🤖 AI Summary
This work addresses the limitation of existing evaluation methods that rely solely on local evidence and thus fail to verify whether webpages generated by multimodal large language models (MLLMs) fulfill the implicit states and interactive behaviors required by user tasks. To overcome this, the paper proposes Interaction Contract Graphs (ICGs), which formalize task requirements into observable states, user intent transitions, and DOM/visual assertions, enabling implementation-agnostic, browser-level behavioral validation. ICG introduces, for the first time, a requirement-driven state-transition modeling mechanism that distinguishes explicit functionalities from implicit constraints and supports fine-grained evaluation across five input modalities.
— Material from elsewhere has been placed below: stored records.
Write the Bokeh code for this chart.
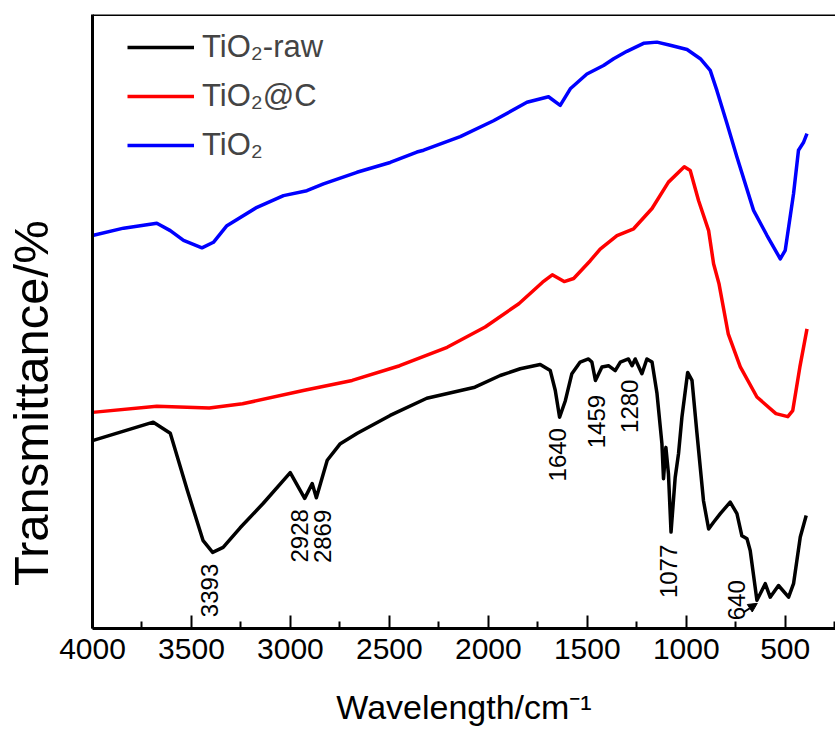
from math import pi
from bokeh.plotting import figure
from bokeh.models import (Range1d, FixedTicker, Legend, LegendItem, Span,
                          Arrow, NormalHead, LabelSet, ColumnDataSource)
from bokeh.core.properties import value
from bokeh.embed import file_html
from bokeh.resources import INLINE

# ---------------- data ----------------
raw_wn = [4000, 3693, 3607, 3521, 3441, 3393, 3340, 3254, 3137, 3001, 2928, 2890, 2869,
          2814, 2748, 2662, 2496, 2311, 2068, 1940, 1839, 1738, 1687, 1662, 1640, 1611,
          1578, 1536, 1494, 1477, 1459, 1426, 1393, 1359, 1333, 1292, 1274, 1258, 1224,
          1199, 1173, 1148, 1123, 1115, 1103, 1090, 1077, 1056, 1039, 1022, 993, 971,
          946, 913, 887, 862, 828, 778, 744, 719, 693, 677, 643, 618, 601, 576, 534,
          483, 458, 424, 394]
raw_t = [30.6, 33.6, 31.8, 22.5, 14.3, 12.4, 13.2, 16.4, 20.4, 25.4, 21.2, 23.6, 21.3,
         27.4, 30.1, 31.8, 34.7, 37.5, 39.3, 41.2, 42.3, 43.0, 42.0, 38.8, 34.4, 37.1,
         41.5, 43.4, 43.9, 43.4, 40.4, 42.6, 42.8, 42.0, 43.4, 43.9, 42.8, 43.9, 41.5,
         43.9, 43.4, 38.3, 30.1, 24.4, 29.5, 25.2, 15.7, 24.6, 28.5, 34.4, 41.7, 40.4,
         31.8, 20.8, 16.2, 17.3, 18.7, 20.6, 18.7, 15.1, 14.6, 12.7, 4.6, 6.2, 7.3, 5.1,
         7.0, 5.1, 7.3, 14.9, 18.4]

tc_wn = [4000, 3675, 3410, 3242, 2929, 2688, 2448, 2208, 2016, 1846, 1726, 1677, 1617,
         1569, 1485, 1435, 1350, 1266, 1173, 1090, 1010, 980, 938, 887, 862, 835, 788,
         727, 643, 547, 487, 462, 426, 390]
tc_t = [35.2, 36.2, 35.9, 36.6, 38.8, 40.4, 42.8, 45.8, 49.1, 52.9, 56.4, 57.6, 56.5,
        57.0, 59.9, 61.8, 64.0, 65.1, 68.4, 72.7, 75.2, 74.6, 69.7, 64.8, 59.4, 56.2,
        48.0, 42.6, 37.7, 35.0, 34.5, 35.5, 42.6, 48.8]

ti_wn = [4000, 3843, 3675, 3607, 3540, 3447, 3389, 3321, 3169, 3035, 2917, 2833, 2664,
         2496, 2361, 2327, 2142, 1974, 1805, 1696, 1637, 1586, 1502, 1418, 1367, 1300,
         1216, 1148, 1081, 996, 929, 879, 845, 794, 744, 660, 592, 525, 500, 458, 433,
         407, 390]
ti_t = [64.0, 65.2, 66.0, 64.8, 63.2, 62.0, 62.9, 65.6, 68.6, 70.5, 71.3, 72.4, 74.3,
        75.9, 77.6, 77.9, 80.1, 82.7, 85.7, 86.6, 85.2, 87.9, 90.3, 91.7, 92.8, 94.0,
        95.3, 95.5, 95.0, 94.3, 92.8, 90.9, 87.6, 82.2, 76.8, 68.1, 64.0, 60.2, 61.6,
        70.8, 77.9, 79.2, 80.6]

series_names = ["TiO\u2082-raw", "TiO\u2082@C", "TiO\u2082"]
series_colors = ["#000000", "#ff0000", "#0000ff"]

peak_text = ["3393", "2928", "2869", "1640", "1459", "1280", "1077", "640"]
peak_x = [3408, 2956, 2839, 1649, 1455, 1288, 1088, 747]
peak_y = [6.2, 15.1, 15.0, 28.3, 33.7, 36.2, 9.3, 4.6]

x_ticks = [4000, 3500, 3000, 2500, 2000, 1500, 1000, 500]
x_minor = [3750, 3250, 2750, 2250, 1750, 1250, 750, 250]

x_title = "Wavelength/cm\u207b\u00b9"
y_title = "Transmittance/%"

FONT = "Liberation Sans"

# ---------------- figure ----------------
p = figure(width=835, height=737, output_backend="svg", toolbar_location=None,
           x_range=Range1d(4000, 246), y_range=Range1d(0, 100),
           min_border_left=92, min_border_right=0, min_border_top=14,
           min_border_bottom=109)
p.outline_line_color = None
p.grid.visible = False

xa = p.xaxis[0]
xa.ticker = FixedTicker(ticks=x_ticks, minor_ticks=x_minor)
xa.axis_line_width = 3
xa.major_tick_in = 13
xa.major_tick_out = 0
xa.minor_tick_in = 7
xa.minor_tick_out = 0
xa.major_tick_line_width = 2
xa.minor_tick_line_width = 2
xa.major_label_text_font = FONT
xa.major_label_text_font_size = "30px"
xa.major_label_text_color = "black"
xa.major_label_standoff = 10
xa.axis_label = x_title
xa.axis_label_text_font = FONT
xa.axis_label_text_font_size = "34px"
xa.axis_label_text_font_style = "normal"
xa.axis_label_text_color = "black"
xa.axis_label_standoff = 26

ya = p.yaxis[0]
ya.ticker = FixedTicker(ticks=[])
ya.axis_line_width = 3
ya.major_tick_line_color = None
ya.minor_tick_line_color = None
ya.major_label_text_font_size = "0px"
ya.major_label_standoff = 0
# trailing no-break spaces move the (frame-centred) label down to where the reference has it
ya.axis_label = y_title + "\u00a0" * 12
ya.axis_label_text_font = FONT
ya.axis_label_text_font_size = "49px"
ya.axis_label_text_font_style = "normal"
ya.axis_label_text_color = "black"
ya.axis_label_standoff = 35

p.add_layout(Span(location=100, dimension="width", line_color="black", line_width=3))

rs = []
for wn, t, c in zip([raw_wn, tc_wn, ti_wn], [raw_t, tc_t, ti_t], series_colors):
    rs.append(p.line(wn, t, line_color=c, line_width=3.5, line_join="round"))

legend = Legend(items=[LegendItem(label=n, renderers=[r]) for n, r in zip(series_names, rs)],
                location=(35, 463), padding=0, margin=0, spacing=9,
                glyph_width=67, glyph_height=40, label_height=40, label_standoff=8,
                label_text_font=FONT, label_text_font_size="31px",
                border_line_color=None, background_fill_alpha=0)
p.add_layout(legend)

src = ColumnDataSource(dict(x=peak_x, y=peak_y, text=peak_text))
p.add_layout(LabelSet(x="x", y="y", text="text", source=src, angle=pi / 2,
                      text_align="center", text_baseline="middle",
                      text_font=value(FONT), text_font_size=value("24px"),
                      text_color="black"))

p.add_layout(Arrow(end=NormalHead(size=9, fill_color="black", line_color="black"),
                   x_start=712, y_start=2.6, x_end=641, y_end=4.1,
                   line_width=2, line_color="black"))

open("out.html", "w").write(file_html(p, INLINE))
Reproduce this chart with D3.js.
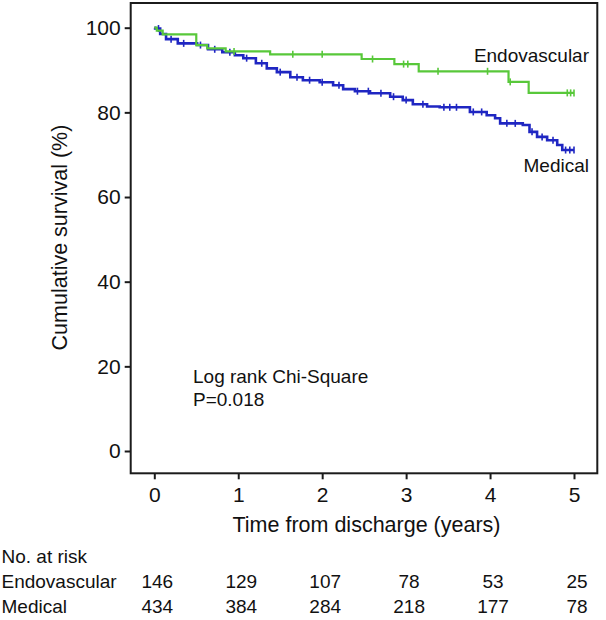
<!DOCTYPE html>
<html>
<head>
<meta charset="utf-8">
<script src="https://cdn.jsdelivr.net/npm/d3@7"></script>
<style>
  html, body { margin: 0; padding: 0; background: #fff; }
  svg { display: block; font-family: "Liberation Sans", Arial, Helvetica, sans-serif; }
</style>
</head>
<body>
<svg id="chart" width="606" height="620"></svg>
<script>
// ---- data ----
const xTicks = [0, 1, 2, 3, 4, 5];
const yTicks = [0, 20, 40, 60, 80, 100];
const groups = ["Endovascular", "Medical"];
const riskYears = [0, 1, 2, 3, 4, 5];
const endoAtRisk = [146, 129, 107, 78, 53, 25];
const medAtRisk = [434, 384, 284, 218, 177, 78];

// Kaplan–Meier step points (years, survival %)
const endoTimes = [0, 0.03, 0.10, 0.50, 0.63, 0.85, 1.38, 2.47, 2.86, 3.15, 4.22, 4.46, 5.0];
const endoSurv  = [100, 99.3, 98.4, 95.9, 95.1, 94.4, 93.7, 92.6, 91.4, 89.7, 87.2, 84.6, 84.6];
const endoCensor = [0.95, 1.65, 2.0, 2.6, 2.97, 3.02, 3.38, 3.97, 4.24, 4.92, 4.96, 5.0];

const medTimes = [0, 0.01, 0.07, 0.14, 0.28, 0.51, 0.64, 0.81, 0.96, 1.06, 1.21, 1.34, 1.46, 1.62, 1.77, 1.97,
                  2.13, 2.25, 2.39, 2.57, 2.81, 2.96, 3.08, 3.25, 3.40, 3.76, 3.96, 4.06, 4.12, 4.39, 4.47,
                  4.56, 4.68, 4.80, 4.86, 5.0];
const medSurv  = [100, 99.8, 98.5, 97.3, 96.3, 95.9, 94.9, 94.2, 93.5, 92.8, 91.6, 90.4, 89.5, 88.3, 87.6, 87.1,
                  86.4, 85.5, 85.0, 84.5, 83.7, 82.9, 81.9, 81.4, 81.2, 80.1, 79.3, 78.6, 77.4, 77.0, 75.4,
                  74.2, 73.4, 72.3, 71.1, 71.1];
const medCensor = [0.05, 0.2, 0.35, 0.55, 0.72, 0.9, 1.1, 1.28, 1.5, 1.7, 1.85, 2.0, 2.2, 2.42, 2.55, 2.7,
                   2.85, 3.0, 3.2, 3.45, 3.52, 3.6, 3.8, 3.9, 4.2, 4.3, 4.5, 4.62, 4.75, 4.9, 4.95, 5.0];

// ---- layout ----
const frame = { left: 130.7, right: 597.3, top: 3, bottom: 473.3 };
const svg = d3.select("#chart");
const x = d3.scaleLinear().domain([0, 5]).range([154.3, 574]);
const y = d3.scaleLinear().domain([0, 100]).range([451, 27.7]);

const colors = { Endovascular: "#58c83a", Medical: "#1f26c2" };
const axisFont = 21, tableFont = 19;

// frame
svg.append("rect")
  .attr("x", frame.left).attr("y", frame.top)
  .attr("width", frame.right - frame.left).attr("height", frame.bottom - frame.top)
  .attr("fill", "none").attr("stroke", "#1b1b1b").attr("stroke-width", 2);

// axes
const yAxis = svg.append("g").attr("transform", `translate(${frame.left},0)`)
  .call(d3.axisLeft(y).tickValues(yTicks).tickSize(6).tickPadding(4).tickFormat(d3.format("d")));
const xAxis = svg.append("g").attr("transform", `translate(0,${frame.bottom})`)
  .call(d3.axisBottom(x).tickValues(xTicks).tickSize(6).tickPadding(8).tickFormat(d3.format("d")));
[yAxis, xAxis].forEach(g => {
  g.select(".domain").remove();
  g.selectAll(".tick line").attr("stroke", "#1b1b1b").attr("stroke-width", 2);
  g.selectAll(".tick text").attr("fill", "#111").style("font-size", axisFont + "px")
    .style("font-family", "'Liberation Sans', Arial, sans-serif");
});

// axis titles
svg.append("text")
  .attr("transform", `translate(67,237.5) rotate(-90)`)
  .attr("text-anchor", "middle").attr("fill", "#111")
  .style("font-size", "21.5px").text("Cumulative survival (%)");
svg.append("text")
  .attr("x", 366.5).attr("y", 532).attr("text-anchor", "middle").attr("fill", "#111")
  .style("font-size", "21.5px").text("Time from discharge (years)");

// curves
const line = d3.line().x(d => x(d[0])).y(d => y(d[1])).curve(d3.curveStepAfter);
function stepValue(times, surv, t) {
  let v = surv[0];
  for (let i = 0; i < times.length; i++) { if (times[i] <= t) v = surv[i]; }
  return v;
}
const seriesData = [
  { name: "Medical", times: medTimes, surv: medSurv, censor: medCensor, width: 2.6 },
  { name: "Endovascular", times: endoTimes, surv: endoSurv, censor: endoCensor, width: 2.2 }
];
seriesData.forEach(s => {
  const pts = s.times.map((t, i) => [t, s.surv[i]]);
  svg.append("path").datum(pts)
    .attr("d", line).attr("fill", "none")
    .attr("stroke", colors[s.name]).attr("stroke-width", s.width)
    .attr("stroke-linejoin", "miter");
  svg.append("g").selectAll("line").data(s.censor).join("line")
    .attr("x1", d => x(d)).attr("x2", d => x(d))
    .attr("y1", d => y(stepValue(s.times, s.surv, d)) - 3.5)
    .attr("y2", d => y(stepValue(s.times, s.surv, d)) + 3.5)
    .attr("stroke", colors[s.name]).attr("stroke-width", 1.6);
});

// curve labels
svg.append("text").attr("x", 589).attr("y", 61.7).attr("text-anchor", "end").attr("fill", "#111")
  .style("font-size", tableFont + "px").text(groups[0]);
svg.append("text").attr("x", 589).attr("y", 172.3).attr("text-anchor", "end").attr("fill", "#111")
  .style("font-size", tableFont + "px").text(groups[1]);

// annotation
svg.append("text").attr("x", 193).attr("y", 383).attr("fill", "#111")
  .style("font-size", tableFont + "px").text("Log rank Chi-Square");
svg.append("text").attr("x", 193).attr("y", 406).attr("fill", "#111")
  .style("font-size", tableFont + "px").text("P=0.018");

// risk table
svg.append("text").attr("x", 1.5).attr("y", 563).attr("fill", "#111")
  .style("font-size", tableFont + "px").text("No. at risk");
const rows = [
  { label: groups[0], values: endoAtRisk, yPos: 588 },
  { label: groups[1], values: medAtRisk, yPos: 613 }
];
rows.forEach(r => {
  svg.append("text").attr("x", 1.5).attr("y", r.yPos).attr("fill", "#111")
    .style("font-size", tableFont + "px").text(r.label);
  svg.append("g").selectAll("text").data(r.values).join("text")
    .attr("x", (d, i) => x(riskYears[i]) + 3).attr("y", r.yPos)
    .attr("text-anchor", "middle").attr("fill", "#111")
    .style("font-size", tableFont + "px").text(d => d);
});
</script>
</body>
</html>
Evaluation across 442 tasks on 14 MLLMs reveals that even the strongest model achieves only 65.6% transition validity and 66.3% requirement coverage; furthermore, ICG detects state errors 2–16 times more efficiently than conventional checkpoint-based methods.
📝 Abstract
Existing benchmarks for MLLM-generated web artifacts assess interaction through local evidence and miss the requirement-induced states and transitions that determine whether a page works. We introduce WebRISE, which compiles task requirements into Interaction Contract Graphs (ICGs) of observable states, user-intent transitions, and DOM/visual assertions for implementation-agnostic browser execution. WebRISE spans 442 tasks across five input modalities (Text, Markdown, Sketch, Image, Video), with 5,495 transitions and 5,271 requirement checks that separate user-stated functions from implicit product-level constraints. Across 14 MLLMs, even the strongest model reaches only 65.6% transition validity and 66.3% requirement coverage, and visual quality is no proxy for behavior (Qwen3.6-35B-A3B on Markdown: V=80.8 yet T=15.5). Video gives the strongest interaction signal (+10.6 pp implicit coverage over Text), while implicit constraints persist; defect injection shows ICG-based scoring detects state errors at 2-16x the rate of checkpoint-style evaluation.